Case study · Failure database
Zovio
Failure
Technology & Software
Primary gap · Target Customer
Target Customer
Zovio built its business around serving traditional universities seeking to rapidly expand online education offerings without building infrastructure from scratch. The company assumed established institutions would eagerly outsource enrollment, technology, and academic services to accelerate their digital transformation. However, this targeting proved fundamentally misaligned with market realities. Traditional universities proved reluctant to cede control over student recruitment and academic operations to a third party, particularly one with Zovio's tainted history in for-profit education. The pivot away from operating its own universities—a move intended to shed regulatory baggage—instead eliminated the company's core competency and revenue base without securing replacement customers. Zovio struggled to convince risk-averse institutional buyers that outsourcing these functions was preferable to building capabilities internally. The warning sign was overlooked: the company assumed its service model would be attractive precisely because it lacked the stigma of for-profit operations, but universities remained skeptical of partnering with a company defined by that legacy.

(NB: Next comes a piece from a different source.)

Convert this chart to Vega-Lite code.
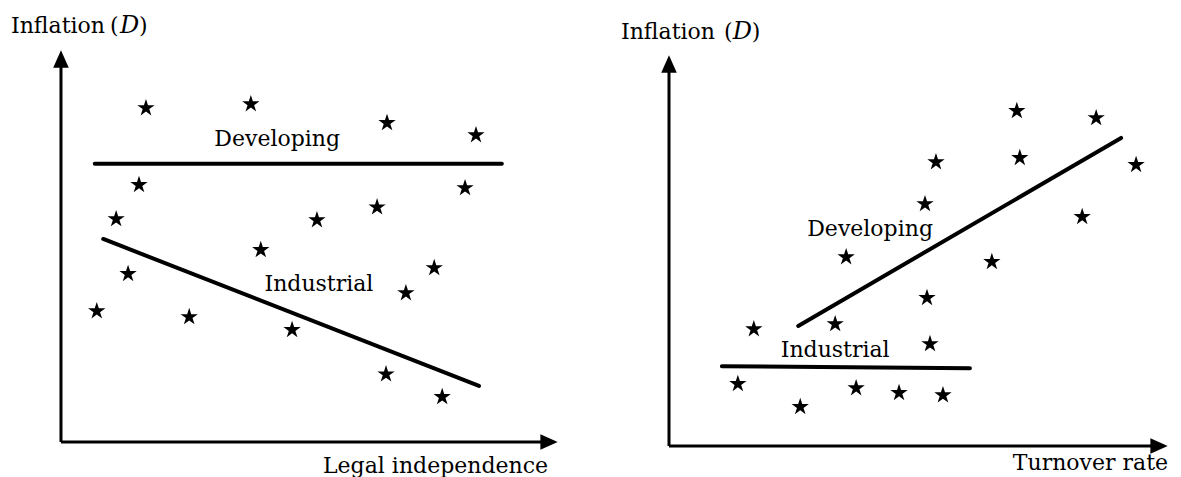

Zovio ultimately filed for bankruptcy in 2024, unable to generate sufficient revenue from its intended B2B university customers.
Distribution Readiness
Zovio pivoted from operating its own for-profit universities to selling education-as-a-service to traditional institutions, but the company fundamentally misread its market access. The pivot assumed traditional universities would eagerly adopt Zovio's enrollment and technology services, yet Zovio lacked established relationships with university decision-makers and faced skepticism from institutions wary of the for-profit education stigma. The company's go-to-market strategy relied heavily on direct sales to university administrators, but without a clear distribution advantage or trusted brand positioning, conversion proved difficult. Regulatory headwinds compounded this weakness—increased scrutiny of for-profit education partnerships made universities hesitant to engage. Zovio failed to recognize that selling to risk-averse institutional buyers required either deep existing relationships or a dramatically different value proposition than what a former for-profit operator could credibly offer. The warning sign was ignored: the company's legacy created a distribution liability, not an asset.